Dictators get a bad rap these days. People think that being one is all about crushing your enemies, oppressing the masses and carrying out ethnically targeted genocide campaigns,. OK it is, but then again not really. There’s more to being a dictator than just gassing your own citizens, having your image hanging in every toilet and basically bankrupting the state.
It’s no secret that dictators like to portray themselves as almost superhuman. We’ve all heard about Kim Jong-Il’s unmatched golf game and Chairman Mao’s dolphin-like swimming abilities. Back in 2000, Zimbabwe’s partly state-owned Zimbabwe Banking Corporation announced that Robert Mugabe had unexpectedly won the lottery. In a press release distributed far and wide, the local propaganda department extolled the aging dictator’s brilliance at being randomly selected to win money. The record-breaking amount this wise ruler had managed to snag? $2,600. Now that’s what I call dictatorship.
Today’s supreme lunatic in chief is a toss-up between Donald Trump and Kim Jong-Un. The fact that Trump was actually elected leads to inevitable questions about the US education system and the dubious wisdom of allowing Americans to vote! Trump has created his own personality cult, has an ego larger than Mount Rushmore and has fired his enemies. Even Putin thinks he’s a bit much!!!!
But right now there are two Kims that daily fill our news. There’s Korean madman, Kim Jong-Un, and then there’s American mad woman Kim Kardashian, the reality star who’s married to tone deaf karaoke singer Candy West. It can be kind of tough to keep track of who’s who. Kim Kardashian’s life is a total roller coaster; Kim Jong-Un isn’t tall enough to ride on one. Kim Kardashian’s favourite movie is called Failure to Launch; Kim Jong-Un’s nuclear program is called Failure to Launch …. though he is thinking of renaming it ‘Failure to Reach!’
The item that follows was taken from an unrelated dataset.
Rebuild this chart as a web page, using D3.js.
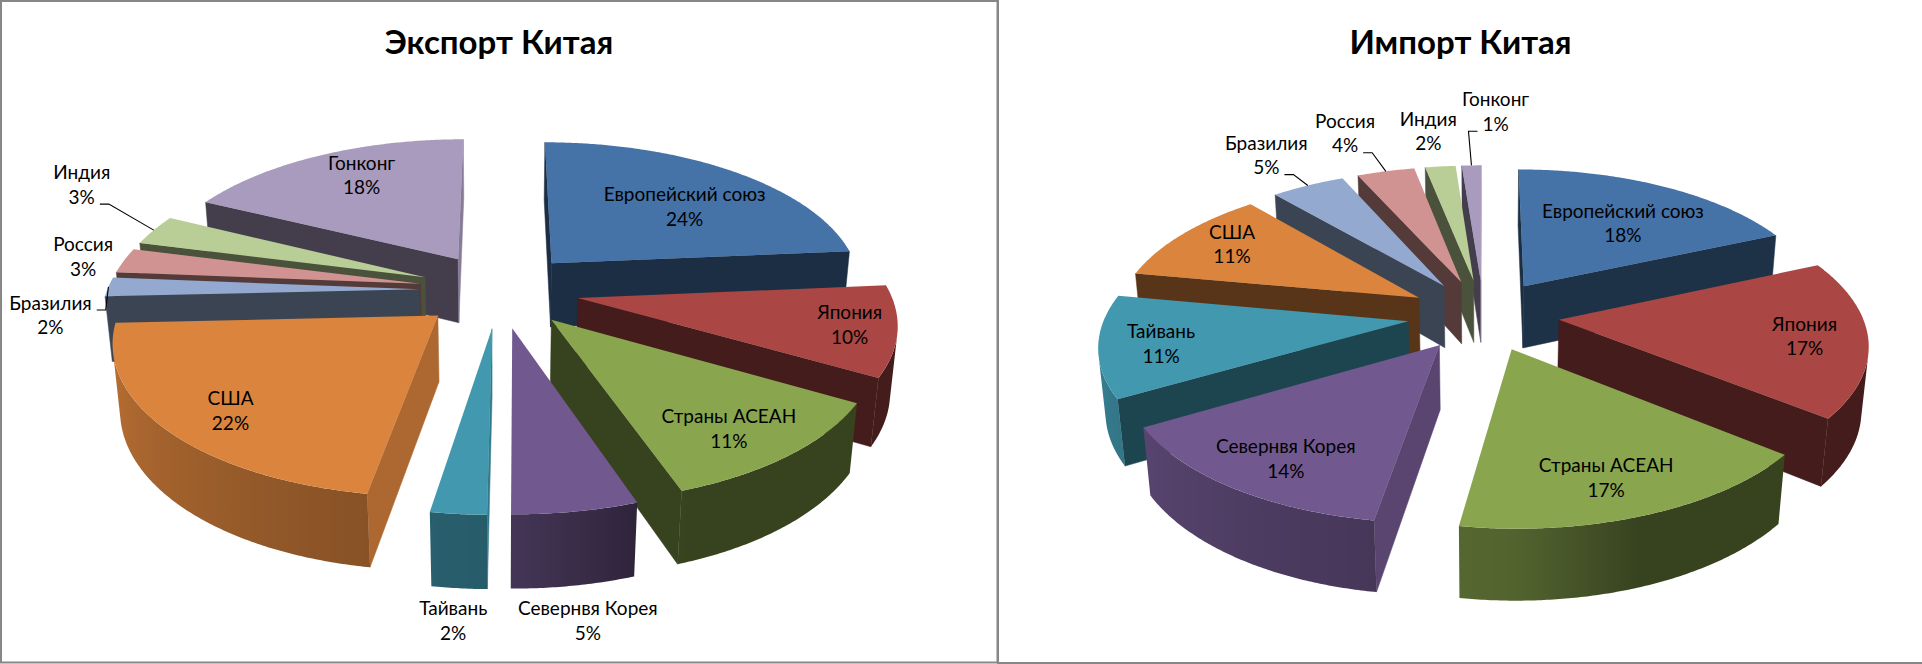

But here’s the thing. I‘ve had a bit of a volte-face and can proudly announce that I am no longer anti-dictator. Yes it’s true. After all, it’s pretty well known that the CIA and MI6 have been installing friendly dictators around the world for donkey’s years and it hasn’t done anybody any harm has it? So just imagine if our western nations actually turned away from the bankruptcy of democracy and instead turned towards the virtues of dictatorships? They could let 1% of the people be in possession of the entire nation’s wealth. They could help their rich friends get richer by cutting their taxes. They could bail them out whenever they gambled and lost, evade prison for white collar corruption and evade paying taxes by hiding their wealth in designated tax havens. They could ignore the needs of the poor for health care, decent housing, real jobs and education. The media could appear free, but would secretly be controlled by rich families and their off- spring. They could listen in on private telephone calls, torture foreign prisoners and conduct rigged elections. They could lie about why they go to war, and could use the media to scare the people into supporting policies that are against their interests.
Yes indeed, the benefits of dictatorship are endless. In actual fact, I cannot believe that none of our democratically inclined politicians or faceless bureaucrats have never thought of this before, can you??